Les temps sont calamiteux pour les idéaux politiques, les rêves démocratiques et même les aspirations humanistes. Nombre de femmes et d’hommes tenus jusque-là pour responsables du bien commun sont démasqués : ils ont tiré parti – c’est le mot qui fait mal – de leur position pour transférer l’argent de la poche des citoyens dans la leur. Les plus démunis sont les premières victimes. Non seulement quand il s’agit de gruger un SAMU social, mais chaque fois qu’un denier public est escroqué par le privé : les économies entraînées pour compenser frappent toujours de manière inversement proportionnelle à la catégorie sociale de la vache à lait compensatrice.

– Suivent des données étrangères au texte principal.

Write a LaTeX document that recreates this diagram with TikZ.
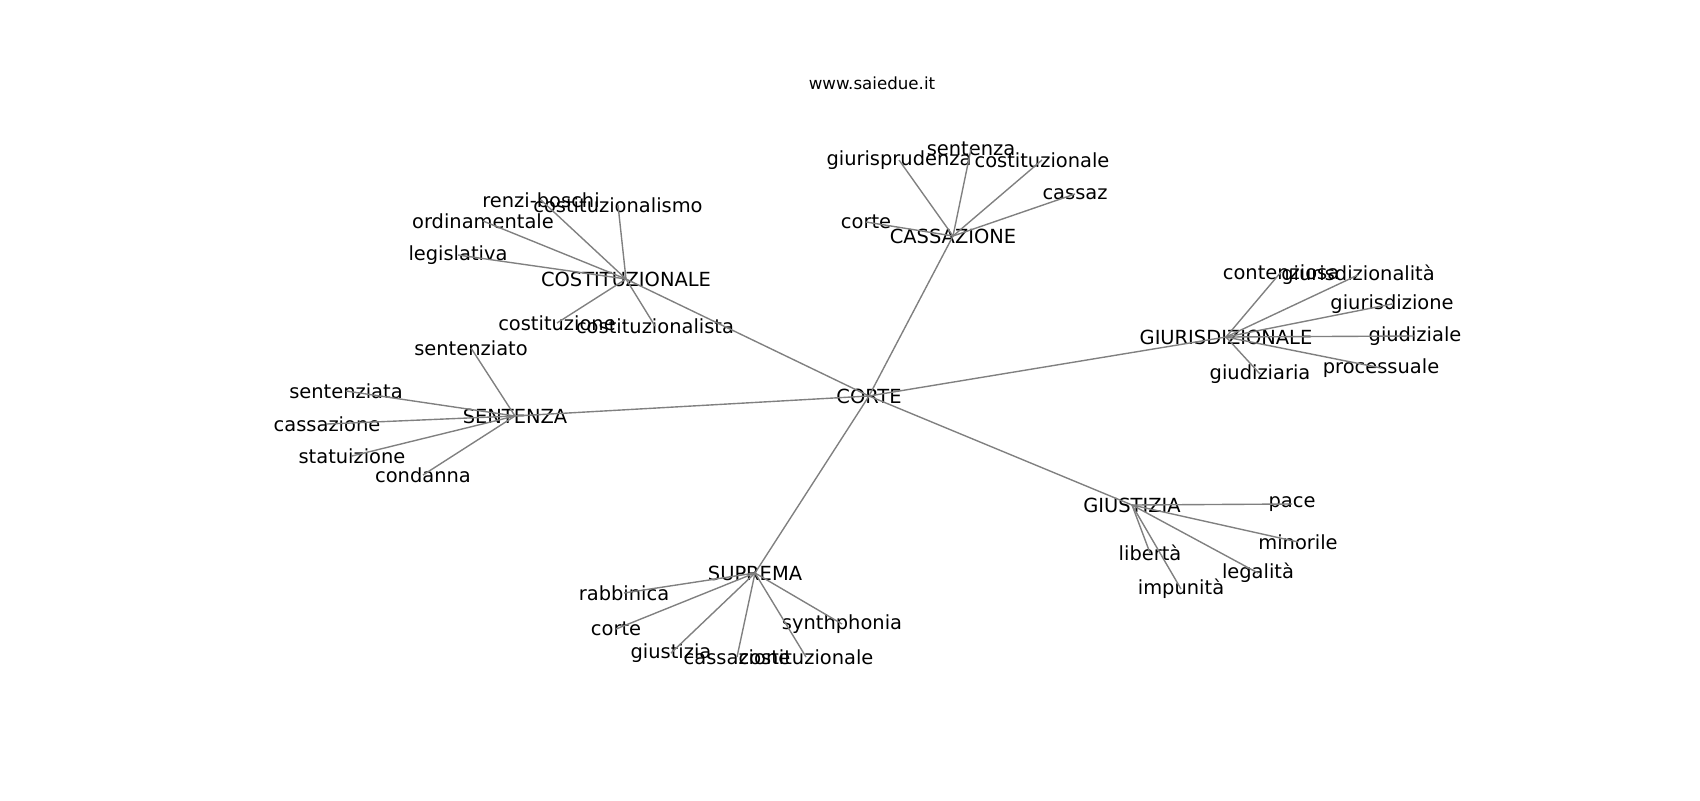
\documentclass[tikz,border=0pt]{standalone}
\usepackage{fontspec}
\setmainfont{DejaVu Sans}
\definecolor{edgegray}{RGB}{128,128,128}
\tikzset{
    word/.style={inner sep=0pt, font=\fontsize{14}{16}\selectfont},
    link/.style={edgegray, line width=1pt},
}
\begin{document}
\begin{tikzpicture}[x=0.72pt, y=-0.72pt]
    \useasboundingbox (0, 0) rectangle (1700, 800);
    \node[inner sep=0pt, font=\fontsize{12}{14}\selectfont] (title) at (872, 83) {www.saiedue.it};
    % hubs
    \node[word] (corte) at (869, 396) {CORTE};
    \node[word] (costit) at (626, 279) {COSTITUZIONALE};
    \node[word] (cassaz) at (953, 236) {CASSAZIONE};
    \node[word] (giurisd) at (1226, 337) {GIURISDIZIONALE};
    \node[word] (giust) at (1132, 505) {GIUSTIZIA};
    \node[word] (suprema) at (755, 573) {SUPREMA};
    \node[word] (sentenza) at (515, 416) {SENTENZA};
    % around COSTITUZIONALE
    \node[word] (renzi) at (541, 200) {renzi-boschi};
    \node[word] (cismo) at (618, 205) {costituzionalismo};
    \node[word] (ordin) at (483, 221) {ordinamentale};
    \node[word] (legis) at (458, 255) {legislativa};
    \node[word] (cione) at (557, 323) {costituzione};
    \node[word] (cista) at (655, 326) {costituzionalista};
    % around CASSAZIONE
    \node[word] (giurispr) at (899, 160) {giurisprudenza};
    \node[word] (sentA) at (971, 149) {sentenza};
    \node[word] (costA) at (1042, 160) {costituzionale};
    \node[word] (cassazA) at (1075, 194) {cassaz};
    \node[word] (corteA) at (866, 222) {corte};
    % around GIURISDIZIONALE
    \node[word] (conten) at (1281, 272) {contenziosa};
    \node[word] (gita) at (1358, 275) {giurisdizionalità};
    \node[word] (gione) at (1392, 304) {giurisdizione};
    \node[word] (giudiz) at (1415, 336) {giudiziale};
    \node[word] (process) at (1381, 368) {processuale};
    \node[word] (giudiar) at (1260, 374) {giudiziaria};
    % around GIUSTIZIA
    \node[word] (pace) at (1292, 504) {pace};
    \node[word] (minor) at (1298, 542) {minorile};
    \node[word] (legal) at (1258, 573) {legalità};
    \node[word] (liber) at (1150, 553) {libertà};
    \node[word] (impun) at (1181, 589) {impunità};
    % around SUPREMA
    \node[word] (rabbin) at (624, 593) {rabbinica};
    \node[word] (corteB) at (616, 629) {corte};
    \node[word] (giustB) at (671, 653) {giustizia};
    \node[word] (cassazB) at (737, 657) {cassazione};
    \node[word] (costB) at (806, 657) {costituzionale};
    \node[word] (synth) at (842, 624) {synthphonia};
    % around SENTENZA
    \node[word] (sato) at (471, 348) {sentenziato};
    \node[word] (sata) at (346, 391) {sentenziata};
    \node[word] (cassazC) at (327, 424) {cassazione};
    \node[word] (statu) at (352, 456) {statuizione};
    \node[word] (conda) at (423, 475) {condanna};
    % edges
    \foreach \hub in {costit, cassaz, giurisd, giust, suprema, sentenza}
        \draw[link] (corte.center) -- (\hub.center);
    \foreach \leaf in {renzi, cismo, ordin, legis, cione, cista}
        \draw[link] (costit.center) -- (\leaf.center);
    \foreach \leaf in {giurispr, sentA, costA, cassazA, corteA}
        \draw[link] (cassaz.center) -- (\leaf.center);
    \foreach \leaf in {conten, gita, gione, giudiz, process, giudiar}
        \draw[link] (giurisd.center) -- (\leaf.center);
    \foreach \leaf in {pace, minor, legal, liber, impun}
        \draw[link] (giust.center) -- (\leaf.center);
    \foreach \leaf in {rabbin, corteB, giustB, cassazB, costB, synth}
        \draw[link] (suprema.center) -- (\leaf.center);
    \foreach \leaf in {sato, sata, cassazC, statu, conda}
        \draw[link] (sentenza.center) -- (\leaf.center);
\end{tikzpicture}
\end{document}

Les révélations successives de ces abus ont provoqué une nausée quasi générale et bien compréhensible. La révolte logique qui a suivi a trouvé sa cible. Les partis. Incapables d’empêcher leurs membres voleurs d’opérer, voire suspects d’avoir sponsorisé leurs traficotages, ils étaient immanquablement dans le collimateur. Tous les partis ou seulement certains d’entre eux ? Mon titre, qui paraphrase le vers bien connu d’Edmond Haraucourt, prend plutôt parti.

Criblé de tics et d’habitudes, le parti d’aujourd’hui pourrait être (devenu) un obstacle à la démocratie. Les « inventeurs de la politique » – les Grecs et les Romains d’après Moses I. Finley, ont agi politiquement sans créer de partis, au sens de groupes structurés et organisés. Imaginez qu’on écrive ceci à propos de notre parlement : Sur les sujets controversés, le débat était « réel » : il n’y avait pas de ligne officielle de parti, ni de mots d’ordre, ni de mécanismes déterminant à l’avance le vote final sans égard aux discours prononcés. […] comme il n’y avait ni bureaucratie ni parti, une participation personnelle directe était constamment nécessaire[1]. Déception : la description s’applique à l’assemblée du peuple dans la démocratie athénienne.

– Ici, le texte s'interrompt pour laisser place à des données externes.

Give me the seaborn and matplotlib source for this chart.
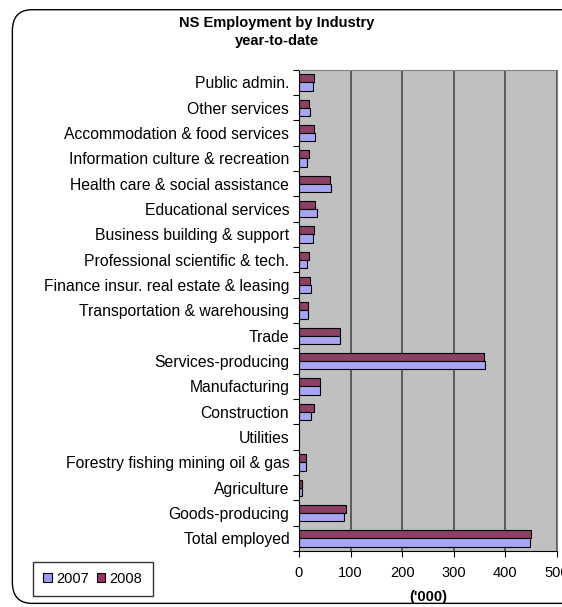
import numpy as np
import pandas as pd
import seaborn as sns
import matplotlib.pyplot as plt
from matplotlib.patches import FancyBboxPatch, Patch

# Categories listed top to bottom
industries = [
    "Public admin.", "Other services", "Accommodation & food services",
    "Information culture & recreation", "Health care & social assistance",
    "Educational services", "Business building & support",
    "Professional scientific & tech.", "Finance insur. real estate & leasing",
    "Transportation & warehousing", "Trade", "Services-producing",
    "Manufacturing", "Construction", "Utilities",
    "Forestry fishing mining oil & gas", "Agriculture", "Goods-producing",
    "Total employed",
]
emp_2007 = [27, 21, 32, 16, 63, 35, 27, 16, 24, 18, 79, 361, 40, 24, 0, 13, 5, 87, 447]
emp_2008 = [30, 19, 29, 19, 60, 32, 30, 19, 22, 18, 79, 358, 40, 29, 0, 13, 5, 92, 450]
years = ["2007", "2008"]
x_ticks = [0, 100, 200, 300, 400, 500]

c2007 = "#9999FF"
c2008 = "#993366"

df = pd.DataFrame({
    "Industry": industries * 2,
    "Employed": emp_2007 + emp_2008,
    "Year": [years[0]] * len(industries) + [years[1]] * len(industries),
})

plt.rcParams["font.family"] = ["Liberation Sans", "DejaVu Sans"]

fig = plt.figure(figsize=(5.62, 6.07), dpi=100)
ax = fig.add_axes([0.532, 0.092, 0.459, 0.793])

sns.barplot(data=df, y="Industry", x="Employed", hue="Year",
            order=industries, hue_order=["2008", "2007"],
            palette={"2007": c2007, "2008": c2008},
            orient="h", width=0.64, edgecolor="black", linewidth=0.8,
            legend=False, ax=ax)

ax.set_facecolor("#C0C0C0")
ax.set_xlim(0, 500)
ax.set_ylim(len(industries) - 0.5, -0.5)
ax.set_xticks(x_ticks)
ax.set_xticklabels([str(t) for t in x_ticks], fontsize=10.5)
ax.tick_params(axis="x", length=4, width=0.8, pad=7)
ax.tick_params(axis="y", which="major", length=0, labelsize=11.3, pad=7)
ax.set_yticks(np.arange(-0.5, len(industries), 1), minor=True)
ax.tick_params(axis="y", which="minor", length=4, width=0.8)
ax.grid(axis="x", color="#404040", linewidth=1.1)
ax.set_axisbelow(True)
for side in ["top", "right"]:
    ax.spines[side].set_color("#808080")
ax.spines["left"].set_color("black")
ax.spines["bottom"].set_color("black")
ax.set_ylabel("")
ax.set_xlabel("('000)", fontsize=10.5, fontweight="bold", labelpad=7)

fig.text(0.493, 0.962, "NS Employment by Industry", ha="center", va="center",
         fontsize=10.5, fontweight="bold")
fig.text(0.493, 0.933, "year-to-date", ha="center", va="center",
         fontsize=10.5, fontweight="bold")

handles = [Patch(facecolor=c2007, edgecolor="black", linewidth=0.8, label="2007"),
           Patch(facecolor=c2008, edgecolor="black", linewidth=0.8, label="2008")]
fig.legend(handles=handles, loc="lower left", bbox_to_anchor=(0.046, 0.006),
           ncol=2, frameon=True, fancybox=False, edgecolor="black",
           fontsize=10.5, handlelength=0.6, handleheight=0.6, handletextpad=0.3,
           columnspacing=0.5, borderpad=0.7)

border = FancyBboxPatch((0.022, 0.006), 1.2, 0.978, transform=fig.transFigure,
                        boxstyle="round,pad=0,rounding_size=0.035",
                        facecolor="none", edgecolor="black", linewidth=1.0,
                        clip_on=False)
fig.patches.append(border)

fig.savefig("out.png", dpi=100)
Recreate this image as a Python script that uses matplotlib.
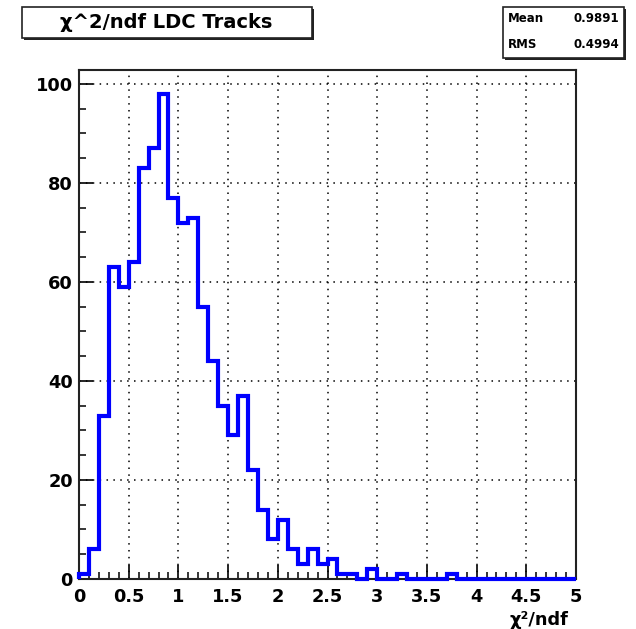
#!/usr/bin/env python3
"""Chi2/ndf distribution of LDC tracks, drawn in the ROOT histogram look."""
import matplotlib
matplotlib.use("Agg")
import matplotlib.pyplot as plt
from matplotlib.patches import Rectangle
from matplotlib.ticker import MultipleLocator
import numpy as np

# 50 bins of width 0.1 between 0 and 5
bin_edges = np.linspace(0.0, 5.0, 51)
counts = [1, 6, 33, 63, 59, 64, 83, 87, 98, 77,
          72, 73, 55, 44, 35, 29, 37, 22, 14, 8,
          12, 6, 3, 6, 3, 4, 1, 1, 0, 2,
          0, 0, 1, 0, 0, 0, 0, 1, 0, 0,
          0, 0, 0, 0, 0, 0, 0, 0, 0, 0]
hist_title = "χ^2/ndf LDC Tracks"
x_label = "χ²/ndf"
stats_names = ["Mean", "RMS"]
stats_values = ["0.9891", "0.4994"]

plt.rcParams["font.family"] = ["DejaVu Sans"]
plt.rcParams["font.weight"] = "bold"

W, H = 636, 629
fig = plt.figure(figsize=(W / 100, H / 100), dpi=100)
fig.patch.set_facecolor("white")


def fx(px):
    return px / W


def fy(py):
    return 1 - py / H


ax = fig.add_axes([fx(79), fy(579), fx(576) - fx(79), fy(70) - fy(579)])
ax.stairs(counts, bin_edges, color="#0000ff", linewidth=3, clip_on=False, zorder=3)

ax.set_xlim(0, 5)
ax.set_ylim(0, 102.8)
ax.xaxis.set_major_locator(MultipleLocator(0.5))
ax.xaxis.set_minor_locator(MultipleLocator(0.1))
ax.yaxis.set_major_locator(MultipleLocator(20))
ax.yaxis.set_minor_locator(MultipleLocator(5))
ax.xaxis.set_major_formatter(plt.FuncFormatter(lambda v, p: f"{v:g}"))
ax.tick_params(which="major", direction="in", length=10, width=1.2,
               labelsize=12.8, top=False, right=False)
ax.tick_params(axis="x", which="major", pad=6.5)
ax.tick_params(axis="y", which="major", pad=4.5)
ax.tick_params(which="minor", direction="in", length=5, width=1.1,
               top=False, right=False)
for lab in ax.get_xticklabels() + ax.get_yticklabels():
    lab.set_fontweight("bold")
ax.grid(True, which="major", color="black", linestyle=(0, (1, 3.5)), linewidth=1.1)
for side in ax.spines.values():
    side.set_linewidth(1.5)
    side.set_color("#222222")

fig.text(fx(568), fy(620), x_label, ha="right", va="center",
         fontsize=12.8, fontweight="bold")


def shadow_box(x0, y0, x1, y1):
    # ROOT-style pave: thin frame plus a dark shadow on the bottom/right
    fig.patches.append(Rectangle((fx(x0 + 2), fy(y1 + 2)), fx(x1 - x0), fy(y0) - fy(y1),
                                 transform=fig.transFigure, facecolor="#222222",
                                 edgecolor="none", zorder=1))
    fig.patches.append(Rectangle((fx(x0), fy(y1)), fx(x1 - x0), fy(y0) - fy(y1),
                                 transform=fig.transFigure, facecolor="white",
                                 edgecolor="#222222", linewidth=1.2, zorder=2))


shadow_box(22, 7, 312, 38)
fig.text(fx(166), fy(23), hist_title, ha="center", va="center",
         fontsize=14, fontweight="bold", zorder=5)

shadow_box(503, 7, 624, 58)
for i, (name, val) in enumerate(zip(stats_names, stats_values)):
    y = 18 + i * 26
    fig.text(fx(508), fy(y), name, ha="left", va="center", fontsize=8.5, fontweight="bold", zorder=5)
    fig.text(fx(619), fy(y), val, ha="right", va="center", fontsize=8.5, fontweight="bold", zorder=5)

fig.savefig("out.png", dpi=100, facecolor="white")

Il faut en prendre son parti : l’assemblée ouverte à tous les citoyens qui viendraient y « faire la politique » est de nos jours inconcevable. Il faut donc que le citoyen désigne son représentant. Dans l’idéal, le vote est une délégation d’homme à homme, comme si l’électeur disait : « Je te fais confiance. Tu  me représenteras parce que c’est ton programme qui répond le plus à mes attentes. » La notion de parti est évidemment secondaire par rapport à ce face-à-face entre l’électeur et l’élu. Elle naît assez naturellement : l’élu se rapproche des autres élus qui partagent le même point de vue que lui.

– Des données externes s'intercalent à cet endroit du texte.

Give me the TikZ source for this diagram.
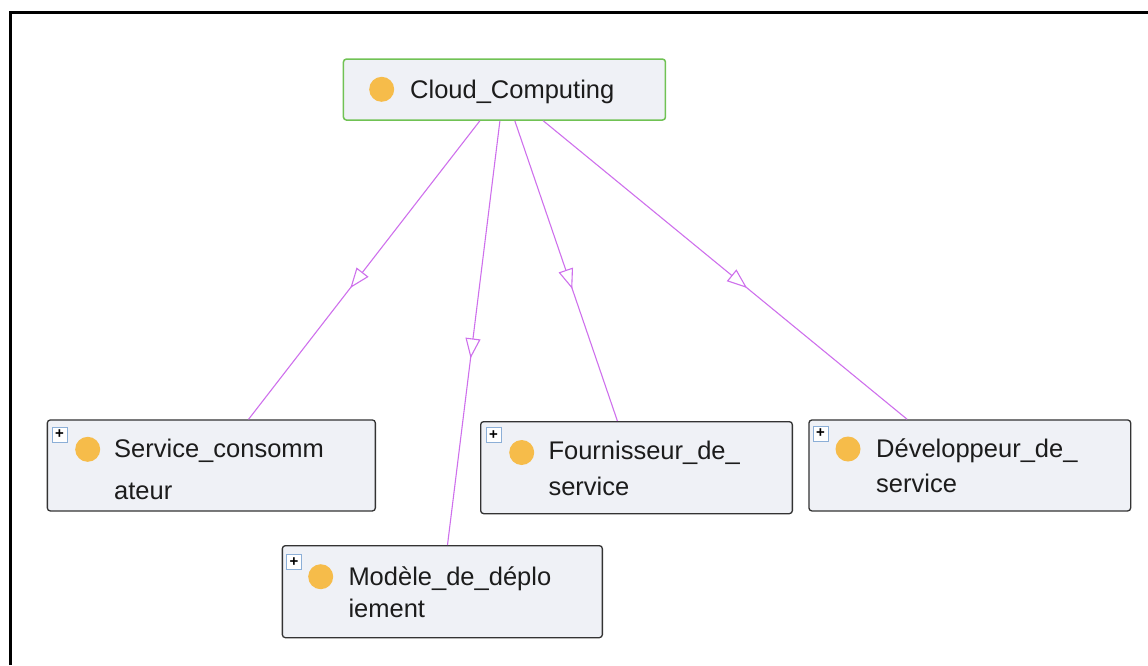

Dans la république romaine, un regroupement de fait s’opère, qui distingue les aristocrates (optimates) des défenseurs du peuple (populares), mais il s’agit là de tendances et non de blocs structurés : preuve en est qu’il n’existe pas d’étiquette officielle pour les désigner. Auprès de la population, la personnalité du candidat reste le critère qui détermine la préférence.

Quand le parti s’organise en appareil, ne fait-il pas tomber un écran entre l’électeur et l’élu ? Chacun des deux n’y perd-il pas une bonne part de sa liberté d’initiative ? Dans le contexte belge, c’est sans doute l’impression que ressent souvent le citoyen, témoin de l’omnipotence des présidents de partis, notamment dans la désignation des ministres. Mais, jusqu’il y a peu, les partis conservaient leur caractère d’évidences pour rendre possible la démocratie.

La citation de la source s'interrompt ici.